On Boundaries and Floating and Grounding

Posted by on Sep 16, 2008 in Writing | 3 comments

I. On boundaries, or, the lack thereof

Anyone who read yesterday’s post and who’s familiar with me might have thought, yikes, not another one of Lisa’s moody-writer days.

So it was. But it was also more than that. For months, I’ve felt untethered, which might explain the impetus to adopt a dog back in June. What could be more grounding than picking up poop? And I might be in need of grounding because, well, let’s examine all the ways in which I have no boundaries:

  • The big one: no job. No need to get up on a schedule, so I don’t. No automatic begin and end brackets to the day, or the week.
  • Not a mommy. There are oodles of women out there who don’t work in the traditional sense, but they’re raising kids. Talk about a grounded existence!
  • Single at the moment. Relationships provide boundaries. Go to bed nearabouts the same time, get up nearabouts the same time, eat dinner together, stuff like that.
  • Funky sleep cycles. Since I have no schedule, over the course of months I fall asleep later and later, and sleep more and more fitfully. This goes on for awhile until I wake up, as I did yesterday, exhausted and undone. Then I reboot myself back to 11:00 p.m. to begin the insidious cycle again.
  • Iffy personal hygiene and general dishevelment. Shower? If I feel like it. Hair? What about it, it’s naturally curly — it’s supposed to look like this. Clean clothes? Bah, no one’s going to smell me today. Makeup? Come on now, don’t be like that.
     

II. On floating, or, my weird day

I know exactly zero people with my lifestyle: living alone and working from home. There’s the folks who work from home but have families/significant others. Then, there’s the folks who live alone but leave home for work. Either way, they bounce themselves off their boundaries each day, and aren’t boundaries a fundamental source of comfort and security whether or not we care to admit it?

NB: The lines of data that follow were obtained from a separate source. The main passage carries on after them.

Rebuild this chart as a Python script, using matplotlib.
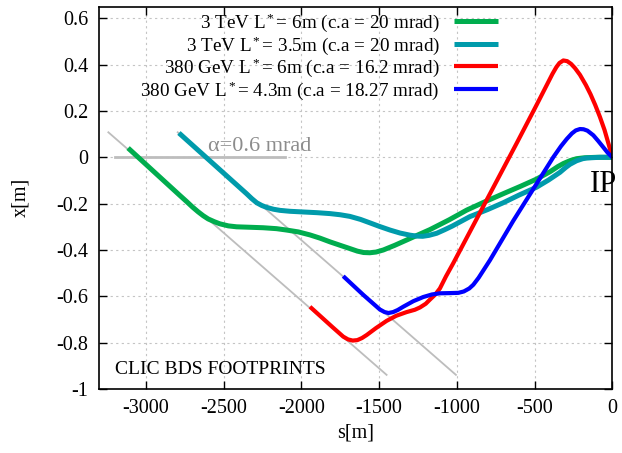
import matplotlib
matplotlib.use("Agg")
import matplotlib.pyplot as plt

plt.rcParams['font.family'] = ['Liberation Serif', 'DejaVu Serif']
plt.rcParams['mathtext.fontset'] = 'custom'
plt.rcParams['mathtext.rm'] = 'Liberation Serif'
plt.rcParams['mathtext.it'] = 'Liberation Serif:italic'
plt.rcParams['axes.unicode_minus'] = False

# 3 TeV L* = 6m
s_green = [-3115, -2783, -2740, -2700, -2665, -2632, -2600, -2560, -2525, -2470,
           -2417, -2330, -2246, -2160, -2095, -2020, -1945, -1880, -1816, -1750,
           -1688, -1640, -1600, -1560, -1520, -1473, -1400, -1323, -1250, -1173,
           -1050, -937, -820, -701, -590, -487, -400, -350, -315, -270,
           -230, -180, -100, 0]
x_green = [0.040, -0.164, -0.190, -0.215, -0.235, -0.252, -0.266, -0.278, -0.287, -0.296,
           -0.300, -0.302, -0.304, -0.308, -0.314, -0.322, -0.335, -0.349, -0.365, -0.380,
           -0.394, -0.405, -0.411, -0.412, -0.409, -0.400, -0.380, -0.357, -0.335, -0.312,
           -0.270, -0.228, -0.192, -0.157, -0.125, -0.094, -0.062, -0.040, -0.027, -0.014,
           -0.006, -0.002, 0.0, 0.0]

# 3 TeV L* = 3.5m
s_teal = [-2788, -2353, -2320, -2288, -2255, -2224, -2181, -2138, -2074, -1988,
          -1900, -1816, -1750, -1688, -1620, -1559, -1495, -1430, -1365, -1302,
          -1260, -1220, -1180, -1130, -1080, -1030, -916, -800, -701, -600,
          -487, -410, -337, -300, -272, -230, -190, -165, -80, 0]
x_teal = [0.105, -0.157, -0.178, -0.196, -0.208, -0.216, -0.224, -0.229, -0.233, -0.236,
          -0.239, -0.243, -0.248, -0.255, -0.268, -0.283, -0.299, -0.314, -0.327, -0.336,
          -0.340, -0.341, -0.337, -0.328, -0.313, -0.297, -0.256, -0.225, -0.196, -0.163,
          -0.129, -0.098, -0.065, -0.044, -0.030, -0.015, -0.006, -0.003, 0.0, 0.0]

# 380 GeV L* = 6m
s_red = [-1945, -1800, -1731, -1700, -1670, -1640, -1610, -1580, -1520, -1452,
         -1390, -1323, -1270, -1237, -1200, -1173, -1140, -1109, -1070, -1023,
         -615, -487, -420, -385, -360, -340, -315, -290, -265, -240,
         -208, -170, -140, -110, -80, -50, -25, 0]
x_red = [-0.645, -0.733, -0.774, -0.786, -0.791, -0.789, -0.780, -0.767, -0.737, -0.706,
         -0.684, -0.668, -0.658, -0.648, -0.632, -0.614, -0.593, -0.566, -0.514, -0.457,
         0.061, 0.226, 0.314, 0.360, 0.389, 0.407, 0.418, 0.415, 0.403, 0.385,
         0.356, 0.312, 0.272, 0.226, 0.175, 0.118, 0.060, 0.0]

# 380 GeV L* = 4.3m
s_blue = [-1731, -1600, -1495, -1465, -1440, -1410, -1380, -1345, -1280, -1216,
          -1160, -1109, -1040, -990, -955, -920, -894, -860, -787, -637,
          -380, -330, -293, -260, -235, -208, -185, -160, -122, -90,
          -60, -30, 0]
x_blue = [-0.513, -0.595, -0.657, -0.668, -0.672, -0.668, -0.659, -0.645, -0.621, -0.603,
          -0.592, -0.587, -0.586, -0.585, -0.579, -0.566, -0.550, -0.520, -0.444, -0.274,
          0.000, 0.048, 0.079, 0.103, 0.116, 0.122, 0.121, 0.115, 0.095, 0.070,
          0.045, 0.020, 0.0]

# alpha reference lines
s_ref1 = [-3242, -1452]
x_ref1 = [0.108, -0.939]
s_ref2 = [-2796, -1006]
x_ref2 = [0.108, -0.939]
s_hor = [-3199, -2107]
x_hor = [0.0, 0.0]

labels = [r"3 TeV L$^*$= 6m (c.a = 20 mrad)",
          r"3 TeV L$^*$= 3.5m (c.a = 20 mrad)",
          r"380 GeV L$^*$= 6m (c.a = 16.2 mrad)",
          r"380 GeV L$^*$= 4.3m (c.a = 18.27 mrad)"]

xticks = [-3000, -2500, -2000, -1500, -1000, -500, 0]
yticks = [-1, -0.8, -0.6, -0.4, -0.2, 0, 0.2, 0.4, 0.6]

fig = plt.figure(figsize=(6.22, 4.53), dpi=100)
ax = fig.add_axes([0.1597, 0.1413, 0.8247, 0.8439])

ax.plot(s_ref1, x_ref1, color='#bdbdbd', lw=1.3)
ax.plot(s_ref2, x_ref2, color='#bdbdbd', lw=1.3)
ax.plot(s_hor, x_hor, color='#bdbdbd', lw=2.0)

ax.plot(s_green, x_green, color='#00ad4e', lw=3.6, label=labels[0], solid_capstyle='butt')
ax.plot(s_teal, x_teal, color='#009bab', lw=3.6, label=labels[1], solid_capstyle='butt')
ax.plot(s_red, x_red, color='#ff0000', lw=3.0, label=labels[2], solid_capstyle='butt')
ax.plot(s_blue, x_blue, color='#0000ff', lw=3.0, label=labels[3], solid_capstyle='butt')

ax.text(-2602, 0.029, "α=0.6 mrad", fontsize=16, color='#8c8c8c')
ax.text(30, -0.151, "IP", fontsize=22, ha='right', va='baseline')
ax.text(-3199, -0.934, "CLIC BDS FOOTPRINTS", fontsize=14, va='baseline')

ax.set_xlim(-3300, 0)
ax.set_ylim(-1, 0.65)
ax.set_xticks(xticks)
ax.set_xticklabels(['%g' % t for t in xticks])
ax.set_yticks(yticks)
ax.set_yticklabels(['%g' % t for t in yticks])
ax.tick_params(direction='in', top=True, right=True, length=6, width=1,
               labelsize=14.5)
ax.tick_params(axis='x', pad=7)
ax.tick_params(axis='y', pad=8)
for sp in ax.spines.values():
    sp.set_linewidth(1.2)

ax.grid(True, color='#c4c4c4', linestyle=(0, (2, 3)), linewidth=0.8)
ax.set_axisbelow(True)

ax.set_xlabel("s[m]", fontsize=14.5)
ax.set_ylabel("x[m]", fontsize=14.5)
ax.xaxis.set_label_coords(0.5, -0.089)
ax.yaxis.set_label_coords(-0.135, 0.5)

ax.legend(loc='upper right', bbox_to_anchor=(0.7778, 0.987), frameon=False,
          markerfirst=False, fontsize=13.8, handlelength=2.3, handletextpad=0.75,
          borderpad=0, borderaxespad=0, labelspacing=0.0)

fig.savefig("out.png", dpi=100)
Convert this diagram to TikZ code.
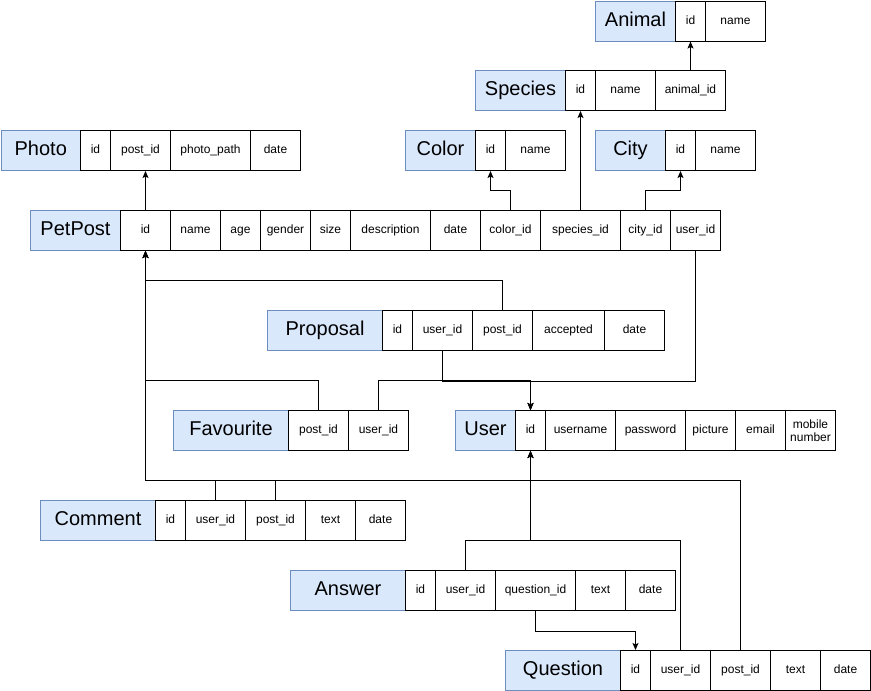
\documentclass[tikz,border=0pt]{standalone}
\usepackage{fontspec}
\setmainfont{Liberation Sans}
\usetikzlibrary{arrows.meta}
\definecolor{ttlfill}{HTML}{DAE8FC}
\definecolor{ttldraw}{HTML}{6C8EBF}
\tikzset{
  ttl/.style={draw=ttldraw, fill=ttlfill, line width=1pt, minimum height=40pt, inner sep=0pt, anchor=north west, text height=14.4pt, text depth=3.6pt, font=\fontsize{20}{24}\selectfont},
  cellbase/.style={draw=black, fill=white, line width=1pt, minimum height=40pt, inner sep=0pt, anchor=north west, font=\fontsize{12}{14}\selectfont},
  cell/.style={cellbase, text height=8.6pt, text depth=2.4pt},
  cellml/.style={cellbase, align=center, font=\fontsize{12}{13}\selectfont},
  fk/.style={draw=black, line width=1pt, line join=miter, -{Stealth[length=7pt,width=6pt,inset=1.5pt]}}
}
\newcommand{\ercell}[5]{\node[cell, minimum width=#4pt] (#1) at (#2,#3) {#5};}
\newcommand{\ertitle}[5]{\node[ttl, minimum width=#4pt] (#1) at (#2,#3) {#5};}
\begin{document}
\begin{tikzpicture}[x=1pt,y=-1pt]
\useasboundingbox (0,0) rectangle (871,691);
% Animal
\ertitle{animal}{595}{0.5}{80}{Animal}
\ercell{animalid}{675}{0.5}{30}{id}
\ercell{animalname}{705}{0.5}{60}{name}
% Species
\ertitle{species}{475}{70}{90}{Species}
\ercell{speciesid}{565}{70}{30}{id}
\ercell{speciesname}{595}{70}{60}{name}
\ercell{speciesanimal}{655}{70}{70}{animal\_id}
% Color
\ertitle{color}{405}{130}{70}{Color}
\ercell{colorid}{475}{130}{30}{id}
\ercell{colorname}{505}{130}{60}{name}
% City
\ertitle{city}{595}{130}{70}{City}
\ercell{cityid}{665}{130}{30}{id}
\ercell{cityname}{695}{130}{60}{name}
% Photo
\ertitle{photo}{0.5}{130}{79.5}{Photo}
\ercell{photoid}{80}{130}{30}{id}
\ercell{photopost}{110}{130}{60}{post\_id}
\ercell{photopath}{170}{130}{80}{photo\_path}
\ercell{photodate}{250}{130}{50}{date}
% PetPost
\ertitle{petpost}{30}{210}{90}{PetPost}
\ercell{ppid}{120}{210}{50}{id}
\ercell{ppname}{170}{210}{50}{name}
\ercell{ppage}{220}{210}{40}{age}
\ercell{ppgender}{260}{210}{50}{gender}
\ercell{ppsize}{310}{210}{40}{size}
\ercell{ppdesc}{350}{210}{80}{description}
\ercell{ppdate}{430}{210}{50}{date}
\ercell{ppcolor}{480}{210}{60}{color\_id}
\ercell{ppspecies}{540}{210}{80}{species\_id}
\ercell{ppcity}{620}{210}{50}{city\_id}
\ercell{ppuser}{670}{210}{50}{user\_id}
% Proposal
\ertitle{proposal}{267}{310}{115}{Proposal}
\ercell{propid}{382}{310}{30}{id}
\ercell{propuser}{412}{310}{60}{user\_id}
\ercell{proppost}{472}{310}{60}{post\_id}
\ercell{propacc}{532}{310}{72}{accepted}
\ercell{propdate}{604}{310}{60}{date}
% Favourite
\ertitle{favourite}{173}{410}{115}{Favourite}
\ercell{favpost}{288}{410}{60}{post\_id}
\ercell{favuser}{348}{410}{60}{user\_id}
% User
\ertitle{user}{455}{410}{60}{User}
\ercell{userid}{515}{410}{30}{id}
\ercell{username}{545}{410}{70}{username}
\ercell{userpass}{615}{410}{70}{password}
\ercell{userpic}{685}{410}{50}{picture}
\ercell{useremail}{735}{410}{50}{email}
\node[cellml, minimum width=50pt] (usermobile) at (785,410) {mobile\\number};
% Comment
\ertitle{comment}{40}{500}{115}{Comment}
\ercell{comid}{155}{500}{30}{id}
\ercell{comuser}{185}{500}{60}{user\_id}
\ercell{compost}{245}{500}{60}{post\_id}
\ercell{comtext}{305}{500}{50}{text}
\ercell{comdate}{355}{500}{50}{date}
% Answer
\ertitle{answer}{290}{570}{115}{Answer}
\ercell{ansid}{405}{570}{30}{id}
\ercell{ansuser}{435}{570}{60}{user\_id}
\ercell{ansq}{495}{570}{80}{question\_id}
\ercell{anstext}{575}{570}{50}{text}
\ercell{ansdate}{625}{570}{50}{date}
% Question
\ertitle{question}{505}{650}{115}{Question}
\ercell{qid}{620}{650}{30}{id}
\ercell{quser}{650}{650}{60}{user\_id}
\ercell{qpost}{710}{650}{60}{post\_id}
\ercell{qtext}{770}{650}{50}{text}
\ercell{qdate}{820}{650}{50}{date}
% connectors
\draw[fk] (speciesanimal.north) -- (speciesanimal.north |- animalid.south);
\draw[fk] (ppid.north) -- (ppid.north |- photopost.south);
\draw[fk] (ppcolor.north) -- ++(0,-20) -| (colorid.south);
\draw[fk] (ppspecies.north) -- (ppspecies.north |- speciesid.south);
\draw[fk] (ppcity.north) -- ++(0,-20) -| (cityid.south);
\draw[fk] (proppost.north) -- ++(0,-30) -| (ppid.south);
\draw[fk] (favpost.north) -- ++(0,-30) -| (ppid.south);
\draw[fk] (compost.north) -- ++(0,-20) -| (ppid.south);
\draw[fk] (qpost.north) -- ++(0,-170) -| (ppid.south);
\draw[fk] (favuser.north) -- ++(0,-30) -| (userid.north);
\draw[fk] (propuser.south) -- ++(0,30) -| (userid.north);
\draw[fk] (ppuser.south) -- ++(0,130) -| (userid.north);
\draw[fk] (comuser.north) -- ++(0,-20) -| (userid.south);
\draw[fk] (quser.north) -- ++(0,-110) -| (userid.south);
\draw[fk] (ansuser.north) -- ++(0,-30) -| (userid.south);
\draw[fk] (ansq.south) -- ++(0,20) -| (qid.north);
\end{tikzpicture}
\end{document}
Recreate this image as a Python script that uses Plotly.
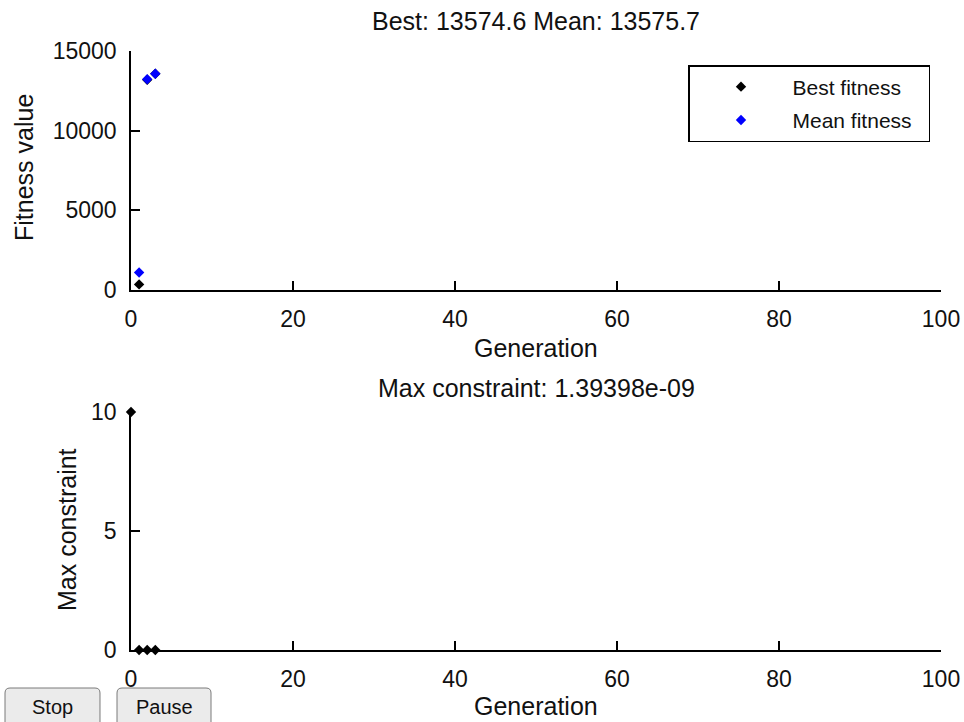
import re
import plotly.graph_objects as go

# Data
gen_best = [1, 2, 3]
best_fitness = [350, 13200, 13574.6]
gen_mean = [1, 2, 3]
mean_fitness = [1100, 13230, 13575.7]
gen_con = [0, 1, 2, 3]
max_constraint = [10, 0.0, 0.0, 0.0]

x_ticks = [0, 20, 40, 60, 80, 100]
y1_ticks = [0, 5000, 10000, 15000]
y2_ticks = [0, 5, 10]

top_title = "Best: 13574.6 Mean: 13575.7"
bot_title = "Max constraint: 1.39398e-09"

W, H = 964, 722
FONT = "Liberation Sans"
fs_tick = 23
fs_lab = 25
PAD = "\u00a0\u00a0"  # right padding inside the legend box


def px(x):
    return x / W


def py(y):
    return 1 - y / H


fig = go.Figure()
fig.add_trace(go.Scatter(x=gen_best, y=best_fitness, mode="markers", name="Best fitness" + PAD,
                         legendgroup="best",
                         marker=dict(symbol="diamond", size=8, color="black"),
                         xaxis="x", yaxis="y", cliponaxis=False))
fig.add_trace(go.Scatter(x=gen_mean, y=mean_fitness, mode="markers", name="Mean fitness" + PAD,
                         legendgroup="mean",
                         marker=dict(symbol="diamond", size=8, color="#0000ff"),
                         xaxis="x", yaxis="y", cliponaxis=False))
fig.add_trace(go.Scatter(x=gen_con, y=max_constraint, mode="markers", name="Max constraint",
                         marker=dict(symbol="diamond", size=8, color="black"),
                         xaxis="x2", yaxis="y2", showlegend=False, cliponaxis=False))

xd = [px(131), px(941)]
ytop = [py(290), py(51)]
ybot = [py(650), py(412)]


def ax(**kw):
    d = dict(showgrid=False, zeroline=False, showline=True, linecolor="black", linewidth=1.5,
             ticks="inside", ticklen=9, tickcolor="black", tickwidth=1.5, automargin=False,
             tickfont=dict(family=FONT, size=fs_tick, color="#111111"))
    d.update(kw)
    return d


fig.update_layout(
    template="none",
    width=W, height=H, margin=dict(l=0, r=0, t=0, b=0, pad=0), autosize=False,
    paper_bgcolor="white", plot_bgcolor="white",
    font=dict(family=FONT, size=fs_tick, color="black"),
    xaxis=ax(domain=xd, range=[0, 100], tickvals=x_ticks, ticktext=[str(v) for v in x_ticks],
             anchor="y", ticklabelstandoff=8),
    yaxis=ax(domain=ytop, range=[0, 15000], tickvals=y1_ticks, ticktext=[str(v) for v in y1_ticks],
             anchor="x", ticklabelstandoff=8),
    xaxis2=ax(domain=xd, range=[0, 100], tickvals=x_ticks, ticktext=[str(v) for v in x_ticks],
              anchor="y2", ticklabelstandoff=8),
    yaxis2=ax(domain=ybot, range=[0, 10], tickvals=y2_ticks, ticktext=[str(v) for v in y2_ticks],
              anchor="x2", ticklabelstandoff=8),
    legend=dict(x=px(688), y=py(65), xanchor="left", yanchor="top",
                bordercolor="black", borderwidth=1.5, bgcolor="white",
                font=dict(family=FONT, size=21, color="#111111"), itemwidth=93,
                tracegroupgap=3),
    showlegend=True,
)

ann = [
    dict(text=top_title, x=px(536), y=py(21)),
    dict(text="Generation", x=px(536), y=py(348)),
    dict(text=bot_title, x=px(536), y=py(388)),
    dict(text="Generation", x=px(536), y=py(706)),
    dict(text="Fitness value", x=px(24), y=py(168), textangle=-90),
    dict(text="Max constraint", x=px(67), y=py(530), textangle=-90),
]
for a in ann:
    a.update(xref="paper", yref="paper", showarrow=False, xanchor="center", yanchor="middle",
             font=dict(family=FONT, size=fs_lab, color="#111111"))
    fig.add_annotation(**a)


def px_path(path):
    out = []
    is_x = True
    for tok in re.split(r"\s+", path.strip()):
        if tok.isalpha():
            out.append(tok)
            is_x = True
        else:
            v = float(tok)
            out.append(f"{px(v):.5f}" if is_x else f"{py(v):.5f}")
            is_x = not is_x
    return " ".join(out)


for label, x0, x1 in [("Stop", 5, 100), ("Pause", 117, 211)]:
    y0, y1 = 688, 728
    r = 5
    path = (f"M {x0+r} {y0} L {x1-r} {y0} Q {x1} {y0} {x1} {y0+r} L {x1} {y1-r} "
            f"Q {x1} {y1} {x1-r} {y1} L {x0+r} {y1} Q {x0} {y1} {x0} {y1-r} "
            f"L {x0} {y0+r} Q {x0} {y0} {x0+r} {y0} Z")
    fig.add_shape(type="path", xref="paper", yref="paper", path=px_path(path),
                  fillcolor="#ebebeb", line=dict(color="#7a7a7a", width=1), layer="below")
    fig.add_annotation(text=label, x=px((x0 + x1) / 2), y=py(707), xref="paper", yref="paper",
                       showarrow=False, xanchor="center", yanchor="middle",
                       font=dict(family=FONT, size=20, color="#111111"))

fig.write_html(
    "out.html",
    config={"displayModeBar": False},
    post_script=("document.body.style.margin='0';"
                 "document.body.style.overflow='hidden';"
                 "document.documentElement.style.overflow='hidden';"),
)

This is what I’m talking about, this floating sense of living outside everyday reality. Yesterday, I felt bizarre with it. And it didn’t help that atmospherics from the atmosphere lent the air a post-apocalyptic orange haziness.

I thought to accomplish one task — just one, the easiest. So, I brought a research book I’d already read and highlighted to — you guessed it — a local cafe. Fat City Cafe is a classic neighborhood greasy spoon (est. 1974) with green leatherette booths, a counter reminiscent of an old-time soda fountain, and walls covered with signs and license plates.

Unfortunately, sitting around a cafe dosing on humanity and eavesdropping on others’s boundaries, didn’t ease my floaty-ness. I tried to chat with the cute guy who worked there, but that didn’t ground me. And instead of browsing the highlighted text for possible inspiration, I stared at the colorful walls. I left after a turkey sandwich and coffee, and stepped into the orange haze to float my dog up and down the block.

Home again, I slept hard, and I mean hard, for an hour-and-a-half. Woke up with headache. Floated around the apartment. Scratched the dog’s belly. Prepared sugar-free, fat-free butterscotch pudding and ate every last bite while watching second-season “Weeds” episodes.

III. On grounding, or, I’m working on it

At the end of the day, what did I learn? Nothing. I know that I created this writer’s life of mine. I own my choices in doing so. I own the consequences of those choices. For now, because I’m writing in a boundary-less bubble (image works for me), I’ll have days like yesterday. I’ll write funky posts on this blog. My emotions will rollercoaster more than I consider normal for me. It won’t help that I’ll continue inhabiting fictional worlds much of the time.

Who’s life isn’t a work-in-progress? In this, at least, I’m no different than anyone else.

3 Comments

  1. That’s a tough one, but boundaries can work both ways with writing. There are a lot of times when I dream of having large chunks of time to write – especially when I can’t seem to find anything other than 20-minute pieces scattered about between the boundaries of work, home, wife, work, etc. I think all writers have barriers to break through to make it happen. They may be different for each of us, but we still feel quite a sense of accomplishment when we do. Just keep at it.

  2. so you “floated your dog up and down the street …” great line/phrase … I wonder if writing this entry opened up what you really wanted to be working on? Hey, there have to be “wandering” days, don’t there? Just becaue you’re a writer doesn’t mean you’re writing every second, right? A banker doesn’t bank every second. (matter of fact, the way the econ is going, the banker may not be banking much at all!) Anyway, nothing is for nothing. This is a great entry. Here’s to your book and any forward motion on it, whatever guise it takes.

  3. Hi Chad, I agree that we all have our writing struggles. I’m finding it interesting that given no boundaries, I find that I crave a few!

    Oh, thanks! Seems like I have many “wandering” days! When I think back to my 9-to-5 days it strikes me that I wasn’t a busy-bee all the time — plenty of fooling around then too!